### INSTRUCTIONS TO FOLLOW
Below are some records. Retype exactly the lines from the one containing "Clone this chart in seaborn and matplotlib." through the one containing "ax.set_xlim(-0.5, len(provinces) - 0.5)", both included, skipping every picture.

### TASK MATERIAL

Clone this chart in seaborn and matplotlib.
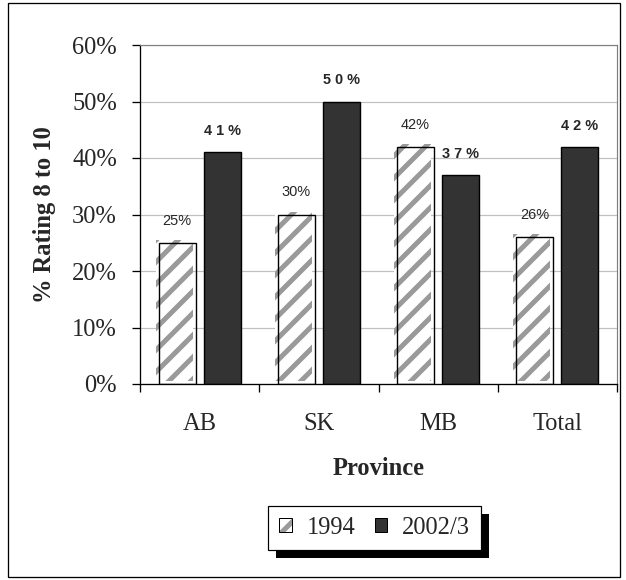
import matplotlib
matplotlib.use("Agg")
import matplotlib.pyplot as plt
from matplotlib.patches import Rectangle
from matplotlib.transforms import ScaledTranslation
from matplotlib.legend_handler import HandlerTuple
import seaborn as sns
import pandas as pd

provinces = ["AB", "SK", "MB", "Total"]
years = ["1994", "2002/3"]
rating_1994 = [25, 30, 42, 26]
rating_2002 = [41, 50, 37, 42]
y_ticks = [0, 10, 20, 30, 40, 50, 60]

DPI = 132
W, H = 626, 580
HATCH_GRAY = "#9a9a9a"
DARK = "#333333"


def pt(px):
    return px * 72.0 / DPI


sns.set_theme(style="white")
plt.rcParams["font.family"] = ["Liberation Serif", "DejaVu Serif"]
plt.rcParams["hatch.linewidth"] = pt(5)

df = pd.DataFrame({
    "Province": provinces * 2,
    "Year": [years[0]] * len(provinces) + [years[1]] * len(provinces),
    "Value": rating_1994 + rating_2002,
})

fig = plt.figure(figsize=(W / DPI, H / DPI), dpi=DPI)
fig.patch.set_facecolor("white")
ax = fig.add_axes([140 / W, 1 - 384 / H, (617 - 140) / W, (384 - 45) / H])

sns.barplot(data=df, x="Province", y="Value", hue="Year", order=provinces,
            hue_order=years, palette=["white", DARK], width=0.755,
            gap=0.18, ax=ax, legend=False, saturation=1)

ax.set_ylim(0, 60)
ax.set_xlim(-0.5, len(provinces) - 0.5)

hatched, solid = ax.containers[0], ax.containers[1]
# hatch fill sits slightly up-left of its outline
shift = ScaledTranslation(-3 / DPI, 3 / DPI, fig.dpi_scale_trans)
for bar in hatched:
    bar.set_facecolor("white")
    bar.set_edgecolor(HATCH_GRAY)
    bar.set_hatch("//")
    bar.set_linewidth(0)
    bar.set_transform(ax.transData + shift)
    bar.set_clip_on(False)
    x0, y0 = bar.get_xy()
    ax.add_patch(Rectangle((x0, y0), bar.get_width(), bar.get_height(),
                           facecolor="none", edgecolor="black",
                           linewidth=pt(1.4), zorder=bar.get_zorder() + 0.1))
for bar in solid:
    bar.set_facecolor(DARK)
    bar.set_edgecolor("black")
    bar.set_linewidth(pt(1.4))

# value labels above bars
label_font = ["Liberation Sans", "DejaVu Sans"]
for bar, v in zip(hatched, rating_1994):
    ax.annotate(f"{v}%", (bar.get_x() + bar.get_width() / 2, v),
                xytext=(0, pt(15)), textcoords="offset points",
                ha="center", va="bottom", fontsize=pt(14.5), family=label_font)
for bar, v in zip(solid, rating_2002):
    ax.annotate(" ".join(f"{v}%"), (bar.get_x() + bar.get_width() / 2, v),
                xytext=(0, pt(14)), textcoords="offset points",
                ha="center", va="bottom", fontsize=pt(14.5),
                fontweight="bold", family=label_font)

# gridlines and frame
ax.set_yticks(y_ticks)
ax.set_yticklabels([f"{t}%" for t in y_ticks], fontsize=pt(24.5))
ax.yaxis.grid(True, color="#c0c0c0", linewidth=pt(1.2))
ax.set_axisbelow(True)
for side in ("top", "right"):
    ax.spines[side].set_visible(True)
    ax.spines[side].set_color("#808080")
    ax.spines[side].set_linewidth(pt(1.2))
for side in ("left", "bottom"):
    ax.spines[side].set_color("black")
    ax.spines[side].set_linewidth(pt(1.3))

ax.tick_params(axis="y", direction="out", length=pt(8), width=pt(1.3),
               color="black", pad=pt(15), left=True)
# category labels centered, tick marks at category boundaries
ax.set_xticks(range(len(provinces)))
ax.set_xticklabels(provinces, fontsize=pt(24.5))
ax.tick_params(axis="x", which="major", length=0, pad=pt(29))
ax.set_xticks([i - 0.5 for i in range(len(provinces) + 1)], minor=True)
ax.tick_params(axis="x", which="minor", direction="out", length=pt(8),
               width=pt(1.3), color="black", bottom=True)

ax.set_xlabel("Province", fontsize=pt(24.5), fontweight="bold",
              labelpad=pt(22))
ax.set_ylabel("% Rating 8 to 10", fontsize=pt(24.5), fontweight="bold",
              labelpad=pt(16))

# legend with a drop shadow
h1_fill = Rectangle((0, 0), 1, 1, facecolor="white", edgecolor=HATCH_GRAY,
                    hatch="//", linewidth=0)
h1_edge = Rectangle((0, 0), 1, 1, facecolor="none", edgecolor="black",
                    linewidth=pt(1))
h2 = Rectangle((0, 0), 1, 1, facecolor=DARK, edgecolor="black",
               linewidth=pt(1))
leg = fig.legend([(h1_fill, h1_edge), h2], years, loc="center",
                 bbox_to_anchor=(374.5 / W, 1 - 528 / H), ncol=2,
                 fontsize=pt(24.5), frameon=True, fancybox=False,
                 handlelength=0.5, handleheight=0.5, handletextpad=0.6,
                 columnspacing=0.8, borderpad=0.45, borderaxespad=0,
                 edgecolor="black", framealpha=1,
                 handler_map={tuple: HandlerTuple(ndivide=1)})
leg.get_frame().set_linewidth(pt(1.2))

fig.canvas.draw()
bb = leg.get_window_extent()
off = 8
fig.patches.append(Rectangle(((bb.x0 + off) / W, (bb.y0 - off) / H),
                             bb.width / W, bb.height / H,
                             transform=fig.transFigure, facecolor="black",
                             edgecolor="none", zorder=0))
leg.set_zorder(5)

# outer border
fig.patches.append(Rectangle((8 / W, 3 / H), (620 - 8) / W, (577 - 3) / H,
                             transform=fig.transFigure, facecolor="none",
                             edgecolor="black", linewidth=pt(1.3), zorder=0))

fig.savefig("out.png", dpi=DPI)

...

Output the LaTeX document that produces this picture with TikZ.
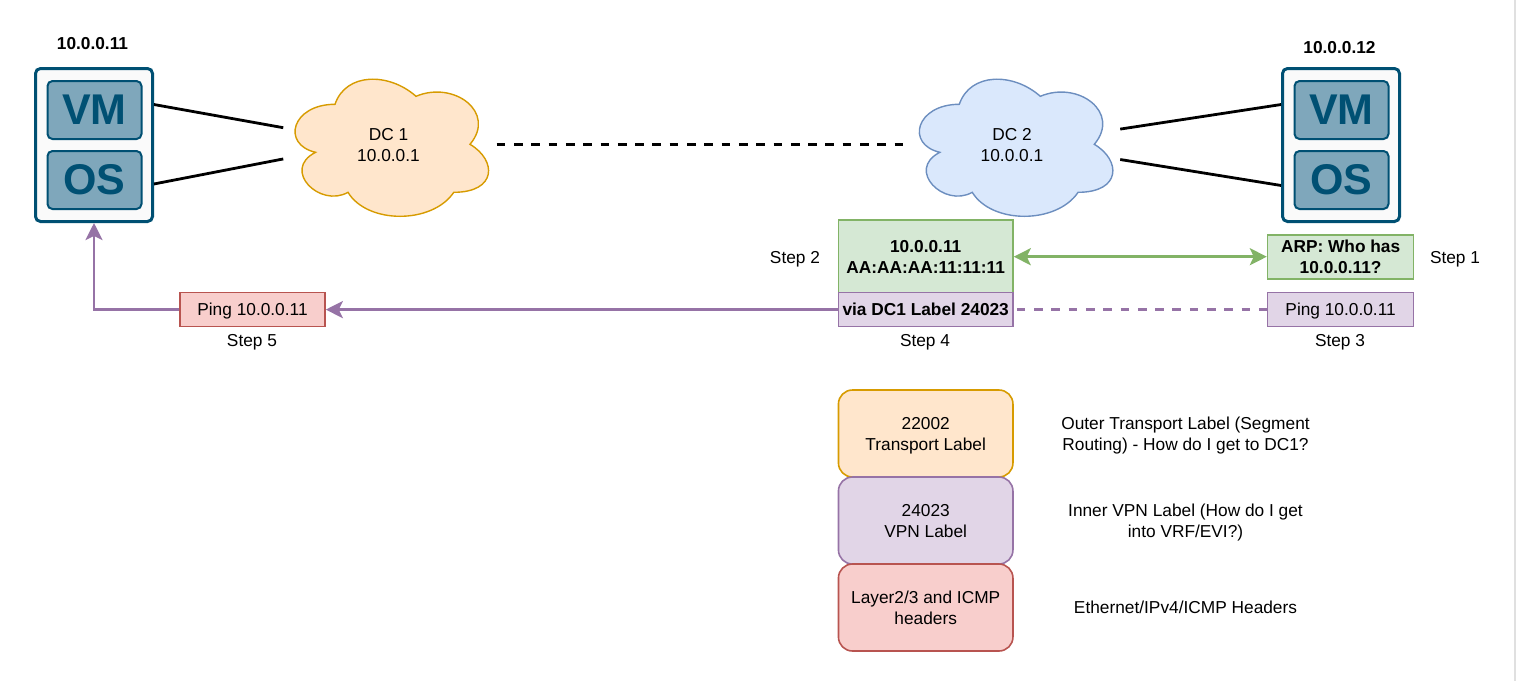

---

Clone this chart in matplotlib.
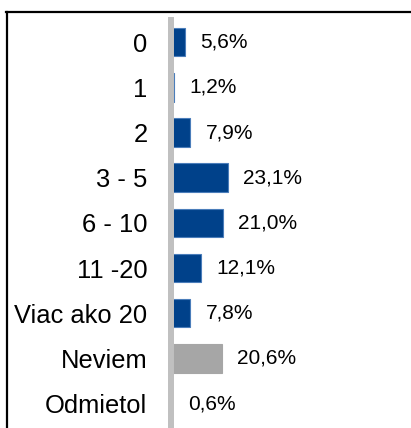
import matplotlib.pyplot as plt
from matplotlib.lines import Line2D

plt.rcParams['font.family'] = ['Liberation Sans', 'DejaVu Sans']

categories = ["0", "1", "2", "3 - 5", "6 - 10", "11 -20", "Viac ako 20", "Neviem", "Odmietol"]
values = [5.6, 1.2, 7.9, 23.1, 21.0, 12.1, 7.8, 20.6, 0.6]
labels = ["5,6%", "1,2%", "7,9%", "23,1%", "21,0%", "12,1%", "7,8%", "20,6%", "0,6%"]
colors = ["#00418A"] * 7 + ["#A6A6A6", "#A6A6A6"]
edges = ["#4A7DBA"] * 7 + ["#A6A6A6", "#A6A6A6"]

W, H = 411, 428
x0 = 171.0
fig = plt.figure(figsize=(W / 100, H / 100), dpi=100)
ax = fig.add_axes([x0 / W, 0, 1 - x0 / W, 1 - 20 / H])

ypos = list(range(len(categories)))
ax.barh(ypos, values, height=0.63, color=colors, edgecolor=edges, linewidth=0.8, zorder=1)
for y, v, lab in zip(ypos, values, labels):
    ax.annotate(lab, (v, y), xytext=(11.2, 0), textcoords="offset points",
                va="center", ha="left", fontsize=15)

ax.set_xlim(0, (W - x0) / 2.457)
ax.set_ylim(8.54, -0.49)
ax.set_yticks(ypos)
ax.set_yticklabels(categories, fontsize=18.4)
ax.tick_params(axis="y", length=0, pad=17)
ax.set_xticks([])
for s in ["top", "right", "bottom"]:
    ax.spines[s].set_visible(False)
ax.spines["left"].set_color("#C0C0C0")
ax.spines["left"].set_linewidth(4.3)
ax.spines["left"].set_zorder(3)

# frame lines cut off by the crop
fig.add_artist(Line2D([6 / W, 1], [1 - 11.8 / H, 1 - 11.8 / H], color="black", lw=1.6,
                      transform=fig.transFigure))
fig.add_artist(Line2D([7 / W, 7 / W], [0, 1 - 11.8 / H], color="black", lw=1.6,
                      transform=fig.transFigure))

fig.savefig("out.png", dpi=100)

### COMPLETE RESPONSE
Clone this chart in seaborn and matplotlib.
import matplotlib
matplotlib.use("Agg")
import matplotlib.pyplot as plt
from matplotlib.patches import Rectangle
from matplotlib.transforms import ScaledTranslation
from matplotlib.legend_handler import HandlerTuple
import seaborn as sns
import pandas as pd

provinces = ["AB", "SK", "MB", "Total"]
years = ["1994", "2002/3"]
rating_1994 = [25, 30, 42, 26]
rating_2002 = [41, 50, 37, 42]
y_ticks = [0, 10, 20, 30, 40, 50, 60]

DPI = 132
W, H = 626, 580
HATCH_GRAY = "#9a9a9a"
DARK = "#333333"


def pt(px):
    return px * 72.0 / DPI


sns.set_theme(style="white")
plt.rcParams["font.family"] = ["Liberation Serif", "DejaVu Serif"]
plt.rcParams["hatch.linewidth"] = pt(5)

df = pd.DataFrame({
    "Province": provinces * 2,
    "Year": [years[0]] * len(provinces) + [years[1]] * len(provinces),
    "Value": rating_1994 + rating_2002,
})

fig = plt.figure(figsize=(W / DPI, H / DPI), dpi=DPI)
fig.patch.set_facecolor("white")
ax = fig.add_axes([140 / W, 1 - 384 / H, (617 - 140) / W, (384 - 45) / H])

sns.barplot(data=df, x="Province", y="Value", hue="Year", order=provinces,
            hue_order=years, palette=["white", DARK], width=0.755,
            gap=0.18, ax=ax, legend=False, saturation=1)

ax.set_ylim(0, 60)
ax.set_xlim(-0.5, len(provinces) - 0.5)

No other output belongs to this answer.